= Margaret G. Reid =

Economist (1896–1991)

Margaret Gilpin Reid (1896 – 1991) was an economist in the area of household production, housework and non-market activities.

==Life==
Margaret Gilpin Reid was born in 1896 in Cardale, Manitoba in Canada, and completed a degree in Home Economics at the University of Manitoba in 1921. She received her PhD from the University of Chicago in 1931 titled The Economics of Household Production. She taught at Connecticut College, Iowa State College (Iowa State University) and later the University of Chicago, where she received tenure as a Professor of Home Economics and Economics.
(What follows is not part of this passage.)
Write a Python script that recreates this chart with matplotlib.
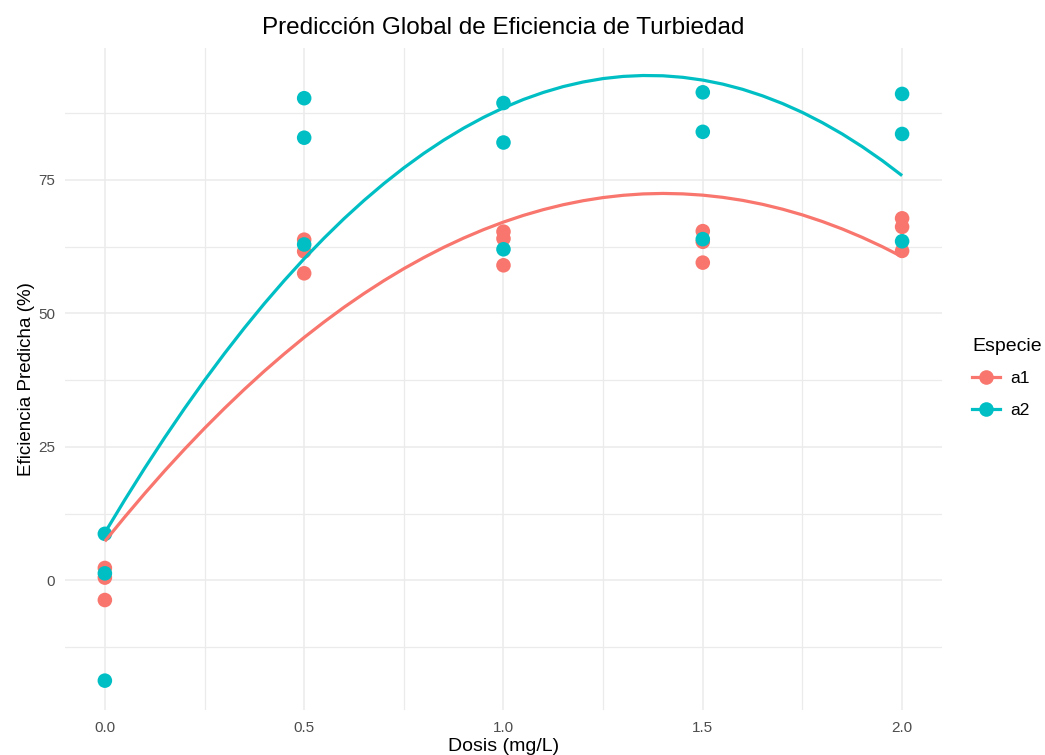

She became emeritus in 1961.

Reid served as an economic advisor to the Division of Statistical Standards during 1943 and 1944. She served as the Head of Family Economics for the Department of Agriculture. She returned to academia in 1948 as a full professor in economics at the University of Chicago. She was also a member of the Association of Public and Land-grant Universities.

==Economics==
Margaret G. Reid was a pioneer in the research on the importance of non-market activities, especially of the household for the economy. Her work included household production and consumption, relationships between health, income and productivity and housework.

Her first book, Economics of Household Production, was published in 1934. Reid, like her PhD advisor Hazel Kyrk, sought to theorize the productive contribution made by domestic activities within the household. She argued for a national accounting that included non-market activities to better mirror economic activities. Furthermore, she called for the recognition of unpaid work and delivered a pragmatic definition for work itself as activities that have a positive utility and could be transferred through a market (even if they are not produced for a market). Feminist economists would later argue that this work was underappreciated and even ignored, pointing out its similarity to Gary Becker's 1965 Nobel-prize winning theory of time allocation.

After becoming emeritus, she continued to research and write until her death in 1991. In later years her work was preoccupied with the relationship between demographic factors such as age, race, health, and income, and productivity and consumption.

The American Economic Association named Reid a Distinguished Fellow in 1980, recognizing her as a "truly tireless colleague" whose contributions to the field were complemented by a "felicitous sense of humour." In 1996 Feminist Economics devoted an issue to recognizing her research.